The choice between log-based and metric-based monitoring is not a binary decision but rather a strategic one based on the specific operational requirements of the mail server. Log-based monitoring via Loki provides the "Why" behind a failure. When a specific email fails to deliver, the logs contain the specific SMTP error code, the sender's identity, and the recipient's address. This level of granularity is indispensable for resolving disputes with senders or investigating why certain domains are rejecting mail. However, the computational cost of indexing and searching through massive volumes of text logs is significantly higher than that of processing numerical metrics.

Conversely, metric-based monitoring via Prometheus provides the "When" and "How Much." It is optimized for high-frequency polling and low-latency alerting. A Prometheus dashboard can alert an administrator to a 20% increase in rejection rates within seconds of the trend beginning, long before the logs have been fully indexed and searchable. This allows for a tiered response strategy: Prometheus triggers the alert, and Loki is used by the engineer to investigate the root cause.

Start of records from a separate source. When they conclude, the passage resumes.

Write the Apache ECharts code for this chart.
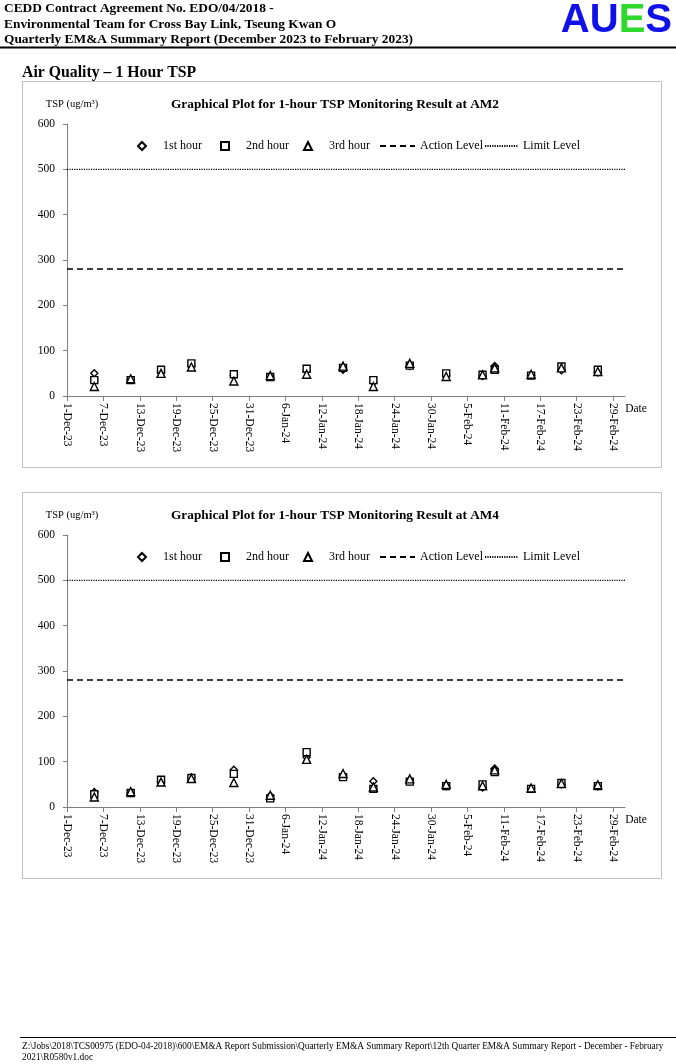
<!DOCTYPE html>
<html><head><meta charset="utf-8">
<script src="https://cdn.jsdelivr.net/npm/echarts@6/dist/echarts.min.js"></script>
<style>html,body{margin:0;padding:0;background:#fff}#c{width:676px;height:1064px}</style>
</head><body><div id="c"></div><script>
// ---------- data ----------
const sampleDates = ['2023-12-05','2023-12-11','2023-12-16','2023-12-21','2023-12-28','2024-01-03','2024-01-09','2024-01-15','2024-01-20','2024-01-26','2024-02-01','2024-02-07','2024-02-09','2024-02-15','2024-02-20','2024-02-26'];
const xTickLabels = ['1-Dec-23','7-Dec-23','13-Dec-23','19-Dec-23','25-Dec-23','31-Dec-23','6-Jan-24','12-Jan-24','18-Jan-24','24-Jan-24','30-Jan-24','5-Feb-24','11-Feb-24','17-Feb-24','23-Feb-24','29-Feb-24'];
const am2Hour1 = [50, 36, 53, 66, 46, 42, 55, 58, 30, 66, 46, 44, 66, 45, 57, 52];
const am2Hour2 = [35, 35, 58, 72, 48, 42, 60, 62, 35, 67, 50, 47, 58, 45, 65, 58];
const am2Hour3 = [21, 38, 50, 64, 33, 45, 48, 66, 21, 72, 43, 47, 62, 48, 62, 54];
const am4Hour1 = [33, 31, 57, 65, 82, 25, 110, 70, 57, 56, 46, 43, 85, 40, 50, 45];
const am4Hour2 = [28, 31, 60, 64, 73, 19, 121, 66, 40, 56, 46, 50, 77, 40, 53, 46];
const am4Hour3 = [22, 34, 55, 63, 54, 26, 105, 74, 44, 62, 50, 47, 82, 42, 52, 49];
const actionLevel = 280;
const limitLevel = 500;
const levelSpan = ['2023-12-01', '2024-03-02'];
const stations = ['AM2', 'AM4'];
const hourNames = ['1st hour', '2nd hour', '3rd hour'];
const levelNames = ['Action Level', 'Limit Level'];

// ---------- helpers ----------
const DAY = 86400000, ORIGIN = Date.UTC(2023, 11, 1);
function dayOf(s) { const [y, m, d] = s.split('-').map(Number); return (Date.UTC(y, m - 1, d) - ORIGIN) / DAY; }
const SERIF = 'Liberation Serif, Times New Roman, serif';
const AXIS_COLOR = '#7f7f7f';
const tickValues = xTickLabels.map((_, k) => k * 6);
const axisEnd = dayOf(levelSpan[1]);

const hourData = [[am2Hour1, am2Hour2, am2Hour3], [am4Hour1, am4Hour2, am4Hour3]];
const symbols = ['diamond', 'rect', 'triangle'];
const symbolSizes = [7, 7, 8];

const option = { animation: false, backgroundColor: '#fff', title: [], legend: [], grid: [], xAxis: [], yAxis: [], series: [], graphic: [] };

const OFFSET = 411;
const PX_PER_DAY = 546 / 90;
stations.forEach((st, i) => {
  const dy = i * OFFSET;
  option.grid.push({ left: 67, top: 124 + dy, width: PX_PER_DAY * axisEnd, height: 272, containLabel: false, outerBoundsMode: 'none' });
  option.title.push({
    text: 'Graphical Plot for 1-hour TSP Monitoring Result at ' + st,
    left: 171, top: 97 + dy, padding: 0,
    textStyle: { fontFamily: SERIF, fontSize: 13.3, fontWeight: 'bold', color: '#000', lineHeight: 16 }
  });
  option.yAxis.push({
    type: 'value', gridIndex: i, min: 0, max: 600, interval: 100,
    splitLine: { show: false },
    axisLine: { show: true, lineStyle: { color: AXIS_COLOR, width: 1 } },
    axisTick: { show: true, length: 4, lineStyle: { color: AXIS_COLOR } },
    axisLabel: { margin: 12, fontFamily: SERIF, fontSize: 11.5, color: '#000' },
    name: 'TSP (ug/m³)', nameLocation: 'end', nameGap: 14,
    nameTextStyle: { fontFamily: SERIF, fontSize: 10.5, color: '#000', padding: [0, 0, 0, 10] }
  });
  option.xAxis.push({
    type: 'value', gridIndex: i, min: 0, max: axisEnd, interval: 6,
    splitLine: { show: false },
    axisLine: { show: true, onZero: false, lineStyle: { color: AXIS_COLOR, width: 1 } },
    axisTick: { show: true, length: 5, customValues: tickValues, lineStyle: { color: AXIS_COLOR } },
    axisLabel: { rotate: -90, margin: 7, fontFamily: SERIF, fontSize: 11.5, color: '#000', customValues: tickValues,
      formatter: v => (v % 6 === 0 ? (xTickLabels[v / 6] || '') : '') },
    name: 'Date', nameLocation: 'end', nameGap: 0,
    nameTextStyle: { fontFamily: SERIF, fontSize: 11.5, color: '#000', align: 'left', verticalAlign: 'top', padding: [7, 0, 0, 0] }
  });
  hourData[i].forEach((vals, k) => {
    option.series.push({
      type: 'scatter', name: hourNames[k], xAxisIndex: i, yAxisIndex: i,
      symbol: symbols[k], symbolSize: symbolSizes[k],
      itemStyle: { color: '#fff', borderColor: '#000', borderWidth: 1.4, opacity: 1 },
      data: sampleDates.map((d, j) => [dayOf(d) + 0.5, vals[j]]),
      z: 3 + k
    });
  });
  [[actionLevel, [6, 4], 1.5], [limitLevel, [1.2, 1.2], 1.2]].forEach(([lv, dash, w], k) => {
    option.series.push({
      type: 'line', name: levelNames[k], xAxisIndex: i, yAxisIndex: i,
      symbol: 'none', showSymbol: false, clip: false, silent: true,
      lineStyle: { color: '#000', type: dash, width: w },
      itemStyle: { color: '#000' },
      data: levelSpan.map(d => [dayOf(d), lv]), z: 2
    });
  });
  // legends, one per item
  const legTop = 139 + dy;
  const lt = { fontFamily: SERIF, fontSize: 12, color: '#000', lineHeight: 14 };
  [137, 220, 303].forEach((lx, k) => {
    option.legend.push({ data: [hourNames[k]], left: lx, top: legTop, padding: 0, itemWidth: 8, itemHeight: 8,
      selectedMode: false, textStyle: Object.assign({ padding: [0, 0, 0, 12] }, lt) });
  });
  const noSym = { color: 'rgba(0,0,0,0)', borderColor: 'rgba(0,0,0,0)', borderWidth: 0 };
  option.legend.push({ data: [levelNames[0]], left: 379, top: legTop, padding: 0, itemWidth: 35, itemHeight: 8,
    selectedMode: false, itemStyle: noSym, textStyle: lt });
  option.legend.push({ data: [levelNames[1]], left: 484, top: legTop, padding: 0, itemWidth: 33, itemHeight: 8,
    selectedMode: false, itemStyle: noSym, textStyle: lt });
  // box
  option.graphic.push({ type: 'rect', shape: { x: 22.5, y: 81.5 + dy, width: 639, height: 386 },
    style: { fill: 'none', stroke: '#bfbfbf', lineWidth: 1 }, z: -1 });
});

const hdr = { fontFamily: SERIF, fontSize: 13.4, fontWeight: 'bold', fill: '#000', verticalAlign: 'middle' };
option.graphic.push(
  { type: 'text', x: 4, y: 9, style: Object.assign({ text: 'CEDD Contract Agreement No. EDO/04/2018 -' }, hdr) },
  { type: 'text', x: 4, y: 25, style: Object.assign({ text: 'Environmental Team for Cross Bay Link, Tseung Kwan O' }, hdr) },
  { type: 'text', x: 4, y: 40, style: Object.assign({ text: 'Quarterly EM&A Summary Report (December 2023 to February 2023)' }, hdr) },
  { type: 'line', shape: { x1: 0, y1: 47.5, x2: 676, y2: 47.5 }, style: { stroke: '#000', lineWidth: 2 } },
  { type: 'text', x: 672, y: 21, style: {
      text: '{a|AU}{b|E}{a|S}', align: 'right', verticalAlign: 'middle',
      rich: {
        a: { fontFamily: 'Liberation Sans, Arial, sans-serif', fontSize: 40, fontWeight: 'bold', fill: '#1010e8', color: '#1010e8' },
        b: { fontFamily: 'Liberation Sans, Arial, sans-serif', fontSize: 40, fontWeight: 'bold', fill: '#2ed82e', color: '#2ed82e' }
      } } },
  { type: 'text', x: 22, y: 73, style: { text: 'Air Quality – 1 Hour TSP', fontFamily: SERIF, fontSize: 15.8, fontWeight: 'bold', fill: '#000', verticalAlign: 'middle' } },
  { type: 'line', shape: { x1: 20, y1: 1037.5, x2: 676, y2: 1037.5 }, style: { stroke: '#000', lineWidth: 1 } },
  { type: 'text', x: 22, y: 1047, style: { text: 'Z:\\Jobs\\2018\\TCS00975 (EDO-04-2018)\\600\\EM&A Report Submission\\Quarterly EM&A Summary Report\\12th Quarter EM&A Summary Report - December - February', fontFamily: SERIF, fontSize: 9.3, fill: '#000', verticalAlign: 'middle' } },
  { type: 'text', x: 22, y: 1058, style: { text: '2021\\R0580v1.doc', fontFamily: SERIF, fontSize: 9.3, fill: '#000', verticalAlign: 'middle' } }
);

const chart = echarts.init(document.getElementById('c'), null, { renderer: 'canvas' });
chart.setOption(option);
</script></body></html>
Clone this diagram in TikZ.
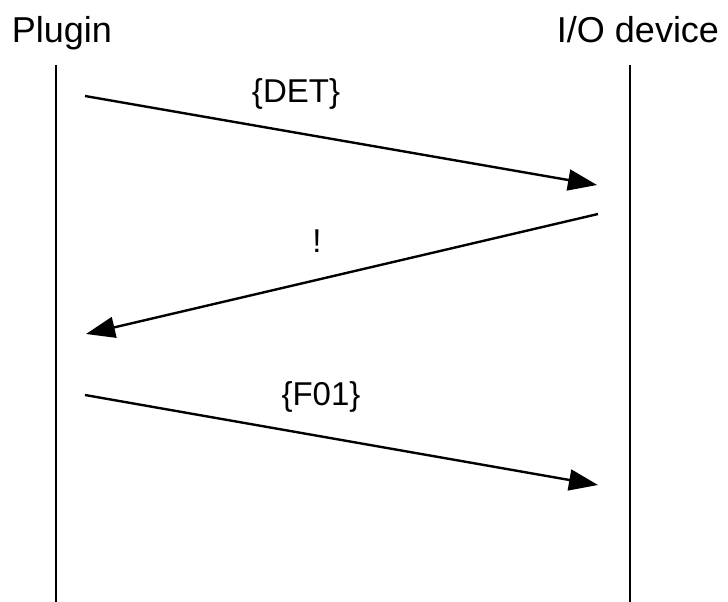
\documentclass[tikz,border=0pt]{standalone}
\usepackage{fontspec}
\setmainfont{Liberation Sans}
\usetikzlibrary{arrows.meta}

\tikzset{
  title/.style={anchor=base,inner sep=0pt,font=\fontsize{36}{40}\selectfont},
  msglabel/.style={anchor=base,inner sep=0pt,font=\fontsize{33}{38}\selectfont},
  lifeline/.style={line width=2.4pt},
  message/.style={line width=2.4pt,-{Triangle[length=29pt,width=21pt]}}
}

\begin{document}
\begin{tikzpicture}[x=1pt,y=1pt,yscale=-1,xscale=1]
        \useasboundingbox (0,0) rectangle (728,602);
        % Text Node
        \node (plugin) at (62,43) [title] {Plugin};
        % Text Node
        \node (device) at (638,43) [title] {I/O device};
        % Lifelines
        \coordinate (plugtop) at (56,65);
        \coordinate (plugbot) at (56,602);
        \coordinate (devtop) at (630,65);
        \coordinate (devbot) at (630,602);
        \draw [lifeline] (plugtop) -- (plugbot) ;
        \draw [lifeline] (devtop) -- (devbot) ;
        % Message ends
        \coordinate (detfrom) at (85,96);
        \coordinate (detto) at (597,185);
        \coordinate (ackfrom) at (598,214);
        \coordinate (ackto) at (86,334);
        \coordinate (ffrom) at (85,395);
        \coordinate (fto) at (598,485);
        % Connection
        \draw [message] (detfrom) -- (detto) ;
        \draw [message] (ackfrom) -- (ackto) ;
        \draw [message] (ffrom) -- (fto) ;
        % Text Node
        \node (det) at (296,102) [msglabel] {\{DET\}};
        % Text Node
        \node (ack) at (317,252) [msglabel] {!};
        % Text Node
        \node (fzero) at (321,405) [msglabel] {\{F01\}};
    \end{tikzpicture}
\end{document}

The integration of Netdata adds a third dimension: the "Where" in terms of system resources. If a sudden spike in the mail queue is detected, Netdata can immediately show if this coincided with a surge in disk I/O or a CPU bottleneck on the mail server. This holistic view is the hallmark of modern DevOps-driven infrastructure management. Ultimately, the most resilient mail infrastructures are those that treat monitoring not as a secondary task, but as a primary component of the mail server's architecture, utilizing a layered approach of logs, metrics, and system-level telemetry to ensure uninterrupted global communication.